We are in the midst of a multidistrict litigation in which the claims are even more frail than usual, the quality of the ‘inventory’ is even junkier than usual, and the pace of discovery regarding individual cases is even slower than usual. Nevertheless, the plaintiff lawyers (joined, sadly, by the court) frequently express exasperation with the defendants for not writing big, fat settlement checks so that we can get on with our lives and the plaintiff lawyers can move on to their next exercise in wealth redistribution.
Many of you have heard or lived this story before. Nevertheless, there is an amusing wrinkle. All parties in our case have been ordered to disclose the existence of any litigation funding arrangements and whether such arrangements could hamper the ability to settle. The defendants expeditiously filed statements that they were of aware no such litigation funding arrangements. But the plaintiffs have so far filed nothing. We wonder why. (Sorry. Let’s be honest: we do not wonder why; not one bit.)
This latest instance of the dog that didn’t bark got us thinking about litigation funding (which we have written about before, including here and here) and we stumbled across an interesting appellate decision that is almost two years old: Davis v. Oasis Legal Finance Operating Co., 2019 WL 4051592 (11th Cir. Aug. 28, 2019). A class of borrowers in Georgia filed suit against their lenders, claiming that the loans violated state usury laws. The loans were in relatively small amounts, typically less than $3000, and were to be repaid by any recoveries that the plaintiffs received in their personal injury lawsuits. That is, the obligations to repay were contingent upon success in the underlying lawsuits.
The defendant lenders moved to dismiss the case based on two points: (1) a forum selection provision in the loan agreements required lawsuits to be brought in Illinois; and (2) the loan agreements contained class action waivers. The plaintiffs contended that these two provisions violated Georgia public policy. The district court agreed with the plaintiffs. It then certified its decision for interlocutory review so that the Eleventh Circuit could decide the public policy issue before the case went further.
The Eleventh Circuit agreed with the district court and affirmed the decision that the forum selection and class action waiver clauses violated Georgia public policy. In doing so, the Eleventh Circuit recognized that public policy can be a tricky, even dangerous, ground for courts to rest upon in deciding cases. Or perhaps “ground” is the wrong word. It is too solid. The court cited an English case from 1824 characterizing the public policy defense as “a very unruly horse, and when once you get astride it you never know where it will carry you.”

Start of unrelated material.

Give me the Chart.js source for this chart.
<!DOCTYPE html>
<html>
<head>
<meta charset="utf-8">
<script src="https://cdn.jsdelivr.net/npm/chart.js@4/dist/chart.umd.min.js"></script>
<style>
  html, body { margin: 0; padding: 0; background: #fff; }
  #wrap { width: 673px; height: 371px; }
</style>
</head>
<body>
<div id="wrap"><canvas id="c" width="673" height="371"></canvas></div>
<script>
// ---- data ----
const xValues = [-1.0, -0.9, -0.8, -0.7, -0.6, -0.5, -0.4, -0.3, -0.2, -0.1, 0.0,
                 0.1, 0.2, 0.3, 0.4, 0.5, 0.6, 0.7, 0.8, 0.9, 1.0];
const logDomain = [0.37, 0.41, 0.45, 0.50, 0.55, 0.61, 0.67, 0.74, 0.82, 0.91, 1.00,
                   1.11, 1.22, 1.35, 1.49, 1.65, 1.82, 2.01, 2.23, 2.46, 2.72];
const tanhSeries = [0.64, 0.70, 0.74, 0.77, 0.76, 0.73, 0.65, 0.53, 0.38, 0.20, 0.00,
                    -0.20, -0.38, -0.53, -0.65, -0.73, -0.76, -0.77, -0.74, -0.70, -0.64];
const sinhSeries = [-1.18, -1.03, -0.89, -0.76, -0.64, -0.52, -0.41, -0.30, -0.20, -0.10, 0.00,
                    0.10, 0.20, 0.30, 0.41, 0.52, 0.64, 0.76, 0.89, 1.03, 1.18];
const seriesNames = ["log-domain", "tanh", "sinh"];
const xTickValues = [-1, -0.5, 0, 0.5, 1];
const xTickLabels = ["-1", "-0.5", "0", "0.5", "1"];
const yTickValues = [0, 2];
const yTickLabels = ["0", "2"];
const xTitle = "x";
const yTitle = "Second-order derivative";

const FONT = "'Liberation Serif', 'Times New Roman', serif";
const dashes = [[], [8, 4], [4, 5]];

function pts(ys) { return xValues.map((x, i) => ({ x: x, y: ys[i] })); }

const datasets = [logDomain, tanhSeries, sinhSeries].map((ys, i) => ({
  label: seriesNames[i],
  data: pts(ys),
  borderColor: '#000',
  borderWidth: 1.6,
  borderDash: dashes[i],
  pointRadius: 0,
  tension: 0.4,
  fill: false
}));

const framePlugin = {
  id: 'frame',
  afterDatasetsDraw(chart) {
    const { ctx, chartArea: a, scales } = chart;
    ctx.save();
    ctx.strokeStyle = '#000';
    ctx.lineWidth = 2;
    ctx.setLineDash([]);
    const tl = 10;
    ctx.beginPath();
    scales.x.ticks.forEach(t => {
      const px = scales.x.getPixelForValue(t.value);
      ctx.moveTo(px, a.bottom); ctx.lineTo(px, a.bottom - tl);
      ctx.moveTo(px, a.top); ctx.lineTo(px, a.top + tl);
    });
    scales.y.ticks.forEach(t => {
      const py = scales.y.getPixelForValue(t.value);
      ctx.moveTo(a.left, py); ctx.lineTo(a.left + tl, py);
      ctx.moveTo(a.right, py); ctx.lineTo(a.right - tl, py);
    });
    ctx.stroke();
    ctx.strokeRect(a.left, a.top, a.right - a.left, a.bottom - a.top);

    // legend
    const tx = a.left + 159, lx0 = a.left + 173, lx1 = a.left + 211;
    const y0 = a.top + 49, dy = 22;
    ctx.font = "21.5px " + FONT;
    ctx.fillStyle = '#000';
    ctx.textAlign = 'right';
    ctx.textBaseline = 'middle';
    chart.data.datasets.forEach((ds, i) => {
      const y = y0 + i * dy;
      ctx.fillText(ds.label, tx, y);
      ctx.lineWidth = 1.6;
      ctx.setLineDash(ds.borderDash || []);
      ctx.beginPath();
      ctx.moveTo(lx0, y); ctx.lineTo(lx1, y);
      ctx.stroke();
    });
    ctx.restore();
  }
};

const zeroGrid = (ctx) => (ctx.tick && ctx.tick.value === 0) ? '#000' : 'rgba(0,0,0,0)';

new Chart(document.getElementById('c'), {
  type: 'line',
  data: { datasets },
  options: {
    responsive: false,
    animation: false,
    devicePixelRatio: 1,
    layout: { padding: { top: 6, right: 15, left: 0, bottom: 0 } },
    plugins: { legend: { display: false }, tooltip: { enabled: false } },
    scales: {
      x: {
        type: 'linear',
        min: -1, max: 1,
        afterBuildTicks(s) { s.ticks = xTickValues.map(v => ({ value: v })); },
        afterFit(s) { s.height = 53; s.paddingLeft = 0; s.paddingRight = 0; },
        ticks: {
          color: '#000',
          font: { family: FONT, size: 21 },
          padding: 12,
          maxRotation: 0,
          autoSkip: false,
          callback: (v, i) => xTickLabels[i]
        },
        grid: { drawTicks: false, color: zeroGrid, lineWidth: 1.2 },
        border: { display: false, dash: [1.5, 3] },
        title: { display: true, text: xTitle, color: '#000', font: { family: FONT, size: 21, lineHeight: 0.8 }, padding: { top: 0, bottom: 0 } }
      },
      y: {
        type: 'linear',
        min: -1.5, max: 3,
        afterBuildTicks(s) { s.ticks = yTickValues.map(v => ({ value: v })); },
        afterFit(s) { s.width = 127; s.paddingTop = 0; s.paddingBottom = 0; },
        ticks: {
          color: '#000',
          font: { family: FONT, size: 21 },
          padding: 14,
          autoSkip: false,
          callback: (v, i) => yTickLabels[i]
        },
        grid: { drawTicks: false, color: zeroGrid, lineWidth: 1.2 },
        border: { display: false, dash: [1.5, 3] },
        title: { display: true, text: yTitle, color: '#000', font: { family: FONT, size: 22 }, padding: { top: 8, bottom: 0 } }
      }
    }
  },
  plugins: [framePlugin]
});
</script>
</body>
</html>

For the past eleven years we have taught a law school class on litigation strategy. One of the things we cover is development and prioritization of themes. More than once, we have found ourselves counseling students that their proposed themes regarding public policy probably need to come after, and receive less emphasis than, more basic nuts-and-bolts themes such as the plain meaning of a contract or the language in statutes or jury instructions. We are reluctant to peg our fortunes on public policy predilections and we think most judges feel the same way. Granted, we attended the University of Chicago Law School and we teach at the University of Pennsylvania Law School — places harboring ample respect for nuts-and-bolts and a decent resistance to being flat-out nuts. From what we have heard, there might be some other places, possibly located in New Haven, where there is much more focus on public policy issues and the breeding of philosopher kings. But we digress.

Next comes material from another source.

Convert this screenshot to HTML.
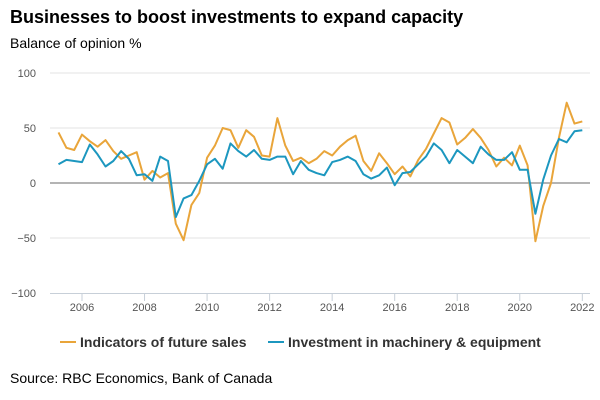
<!DOCTYPE html>
<html><head><meta charset="utf-8"><style>
body{margin:0;background:#fff;font-family:"Liberation Sans",sans-serif;}
#wrap{position:relative;width:600px;height:400px;overflow:hidden;}
.t{position:absolute;white-space:nowrap;color:#000;}
</style></head><body>
<div id="wrap">
<div class="t" style="left:10px;top:7px;font-size:18px;font-weight:bold;">Businesses to boost investments to expand capacity</div>
<div class="t" style="left:10px;top:35px;font-size:14px;">Balance of opinion %</div>
<svg id="plot" width="600" height="400" style="position:absolute;left:0;top:0;font-family:'Liberation Sans',sans-serif;"></svg>
<div class="t" style="left:10px;top:370px;font-size:14px;">Source: RBC Economics, Bank of Canada</div>
</div>
<script>
const yTicks=[100,50,0,-50,-100];
const xTickYears=[2006,2008,2010,2012,2014,2016,2018,2020,2022];
const startYear=2005.25;
const futureSales=[46,32,30,44,38,33,39,29,22,25,28,3,11,5,9,-37,-52,-20,-9,23,34,50,48,
32,48,42,25,24,59,34,20,23,18,22,29,25,33,39,43,20,11,27,18,8,15,6,
21,31,45,59,55,35,41,49,41,30,15,23,16,34,16,-53,-21,0,41,73,54,56];
const machinery=[17,21,20,19,35,26,15,20,29,22,7,8,2,24,20,-31,-14,-11,2,17,22,13,36,
29,24,30,22,21,24,24,8,20,12,9,7,19,21,24,20,8,4,7,14,-2,9,10,
17,24,36,30,18,30,24,18,33,26,21,21,28,12,12,-28,3,25,40,37,47,48];
const seriesNames=["Indicators of future sales","Investment in machinery & equipment"];
const colors=["#E9A53A","#1C97BF"];
const NS="http://www.w3.org/2000/svg";
const svg=document.getElementById('plot');
const x=yr=>82+(yr-2006)*31.27;
const y=v=>183-v*1.1;
function mk(tag,attrs){const e=document.createElementNS(NS,tag);for(const k in attrs)e.setAttribute(k,attrs[k]);svg.appendChild(e);return e;}
yTicks.forEach(v=>{
  if(v!==-100&&v!==0){const g=mk('line',{x1:50,x2:590,y1:y(v),y2:y(v),stroke:'#e3e3e3','stroke-width':1});
  
  }
  const t=mk('text',{x:36,y:y(v)+4,'text-anchor':'end','font-size':11,fill:'#555'});
  t.textContent=v===-100?'\u2212100':(v<0?'\u2212'+(-v):v);
  
  
});
const ax=mk('line',{x1:50,x2:590,y1:y(-100)+0.5,y2:y(-100)+0.5,stroke:'#c7cfd8','stroke-width':1});


const z=mk('line',{x1:50,x2:590,y1:y(0),y2:y(0),stroke:'#888','stroke-width':1.2});


xTickYears.forEach(yr=>{
  const tk=mk('line',{x1:x(yr),x2:x(yr),y1:y(-100),y2:y(-100)+8,stroke:'#c7cfd8','stroke-width':1});
  
  
  const t=mk('text',{x:x(yr),y:311,'text-anchor':'middle','font-size':11,fill:'#555'});
  t.textContent=yr;
  
  
});
[futureSales,machinery].forEach((s,si)=>{
  const pts=s.map((v,i)=>x(startYear+i/4).toFixed(1)+','+y(v).toFixed(1)).join(' ');
  const p=mk('polyline',{points:pts,fill:'none',stroke:colors[si],'stroke-width':2,'stroke-linejoin':'round'});
  
  
});
const legX=[60,268];
seriesNames.forEach((n,i)=>{
  const l=mk('line',{x1:legX[i],x2:legX[i]+16,y1:342,y2:342,stroke:colors[i],'stroke-width':2});
  
  
  const t=mk('text',{x:legX[i]+20,y:347,'font-size':14,'font-weight':'bold',fill:'#333'});
  t.textContent=n;
  
  
});
</script>
</body></html>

In Davis, the court separately analyzed the public policy implications of the forum selection and class waiver provisions. The forum selection clause really did seem to run afoul of Georgia statutes clamping down on out of state lenders that “attempted to use forum selection clauses … to avoid the courts of the State of Georgia.” That is a pretty clear expression of public policy. How could the lender defendants get around that? One such statute referred to resolving disputes in the “county” in which the borrower resides or the loan office is located, and the defendants cleverly pointed out that Cook County, Illinois is, after all, a county. Note that we said “cleverly,” not “persuasively.” The Eleventh Circuit reasoned that, read in context, the Georgia statutes were clearly discussing courts in Georgia counties. So in answer to that old blues song that asks, “Baby, don’t you want to go/Back to that same old place/Sweet home, Chicago?” the Eleventh Circuit said, No.
The public policy analysis in Davis regarding the class action waiver was, to our eyes anyway, less compelling. It is true enough that the pertinent Georgia lending statutes set out that “a civil action may be brought on behalf of an individual borrower or on behalf of an ascertainable class of borrowers.” But, unlike with the forum selection issue, there was no expression by the Georgia legislature that bargaining away class actions was in any way problematic. That distinction did not win the day for the lenders. It was enough for both the district and appellate courts in Davis that the class action waiver would allow lenders “to eliminate a remedy than was expressly contemplated by the Georgia Legislature, and thereby undermines the purpose of the statutory scheme.” It does not take too much imagination to conceive of how this analysis might render it impossible for parties ever to bargain away something permitted by statute, and it is hardly self-evident that such a rule makes sense or sound policy.
But there it is. Public policy can be an “unruly horse.” Even so, if Georgia public policy regarding lenders is such a horse, the Davis court held that “it carries these borrowers safely to a Georgia courthouse.”